Write the lines out again, from the top of the material to the line containing "days = np.linspace(42, 496, 100)", pictures excluded.

**Information supplied**:

========

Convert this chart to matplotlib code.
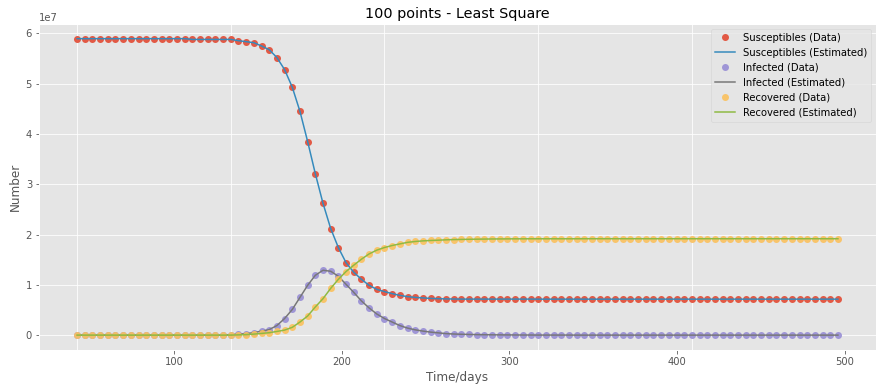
import matplotlib
matplotlib.use("Agg")
import matplotlib.pyplot as plt
import numpy as np

# time grid (days), 100 evenly spaced samples
days = np.linspace(42, 496, 100)

# values in millions
susceptibles = [
    58.95, 58.95, 58.95, 58.95, 58.95, 58.95, 58.95, 58.95, 58.95, 58.95,
    58.95, 58.95, 58.95, 58.95, 58.95, 58.8, 58.8, 58.8, 58.8, 58.8,
    58.8, 58.55, 58.35, 58.15, 57.5, 56.75, 55.2, 52.8, 49.3, 44.5,
    38.5, 32.1, 26.2, 21.2, 17.4, 14.4, 12.5, 11.1, 9.9, 9.1,
    8.65, 8.25, 7.9, 7.65, 7.5, 7.4, 7.3, 7.25, 7.2, 7.18,
    7.16, 7.16, 7.16, 7.16, 7.16, 7.16, 7.16, 7.16, 7.16, 7.16,
    7.15, 7.15, 7.15, 7.15, 7.15, 7.15, 7.15, 7.15, 7.15, 7.15,
    7.15, 7.15, 7.15, 7.15, 7.15, 7.15, 7.15, 7.15, 7.15, 7.15,
    7.15, 7.15, 7.15, 7.15, 7.15, 7.15, 7.15, 7.15, 7.15, 7.15,
    7.15, 7.15, 7.15, 7.15, 7.15, 7.15, 7.15, 7.15, 7.15, 7.15,
]
infected = [
    0, 0, 0, 0, 0, 0, 0, 0, 0, 0,
    0, 0, 0, 0, 0, 0, 0, 0, 0, 0,
    0.1, 0.2, 0.3, 0.5, 0.8, 1.1, 1.9, 3.3, 5.1, 7.5,
    9.9, 11.9, 12.9, 12.7, 11.7, 10.1, 8.5, 6.8, 5.4, 4.2,
    3.3, 2.6, 1.9, 1.4, 1.05, 0.8, 0.6, 0.45, 0.3, 0.22,
    0.17, 0.13, 0.1, 0.08, 0.06, 0.05, 0.04, 0.03, 0.02, 0.02,
    0.01, 0.01, 0.01, 0.01, 0.01, 0, 0, 0, 0, 0,
    0, 0, 0, 0, 0, 0, 0, 0, 0, 0,
    0, 0, 0, 0, 0, 0, 0, 0, 0, 0,
    0, 0, 0, 0, 0, 0, 0, 0, 0, 0,
]
recovered = [
    0, 0, 0, 0, 0, 0, 0, 0, 0, 0,
    0, 0, 0, 0, 0, 0, 0, 0, 0, 0,
    0, 0.05, 0.1, 0.2, 0.34, 0.48, 0.73, 1.0, 1.55, 2.6,
    3.8, 5.6, 7.25, 9.3, 11.1, 12.65, 13.9, 15.1, 16.15, 16.9,
    17.42, 17.82, 18.14, 18.45, 18.62, 18.74, 18.82, 18.88, 18.95, 19.0,
    19.03, 19.06, 19.08, 19.1, 19.12, 19.13, 19.14, 19.15, 19.15, 19.16,
    19.16, 19.16, 19.16, 19.16, 19.16, 19.16, 19.17, 19.17, 19.17, 19.17,
    19.17, 19.17, 19.17, 19.17, 19.17, 19.17, 19.17, 19.17, 19.17, 19.17,
    19.17, 19.17, 19.17, 19.17, 19.17, 19.17, 19.17, 19.17, 19.17, 19.17,
    19.17, 19.17, 19.17, 19.17, 19.17, 19.17, 19.17, 19.17, 19.17, 19.17,
]

S = np.array(susceptibles) * 1e6
I = np.array(infected) * 1e6
R = np.array(recovered) * 1e6

plt.style.use('ggplot')
dpi = 72
fig = plt.figure(figsize=(881 / dpi, 391 / dpi), dpi=dpi)
ax = fig.add_axes([0.0443, 0.105, 0.95, 0.834])

ms = 7
lw = 1.5
ax.plot(days, S, 'o', ms=ms, mew=0, alpha=0.9, label='Susceptibles (Data)')
ax.plot(days, S, '-', lw=lw, label='Susceptibles (Estimated)')
ax.plot(days, I, 'o', ms=ms, mew=0, alpha=0.9, label='Infected (Data)')
ax.plot(days, I, '-', lw=lw, label='Infected (Estimated)')
ax.plot(days, R, 'o', ms=ms, mew=0, alpha=0.9, label='Recovered (Data)')
ax.plot(days, R, '-', lw=lw, label='Recovered (Estimated)')

ax.set_title('100 points - Least Square')
ax.set_xlabel('Time/days')
ax.set_ylabel('Number')

# vertical grid lines sit on every 20th sample, not on the labelled ticks
ax.set_xticks([100, 200, 300, 400, 500])
ax.set_xticks(days[::20], minor=True)
ax.grid(False, axis='x', which='major')
ax.grid(True, axis='x', which='minor')
ax.tick_params(axis='x', which='minor', length=0)

ax.legend(loc='upper right')

fig.savefig('out.png', dpi=dpi)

========

**Response to the exercise**:
Convert this chart to matplotlib code.
import matplotlib
matplotlib.use("Agg")
import matplotlib.pyplot as plt
import numpy as np

# time grid (days), 100 evenly spaced samples
days = np.linspace(42, 496, 100)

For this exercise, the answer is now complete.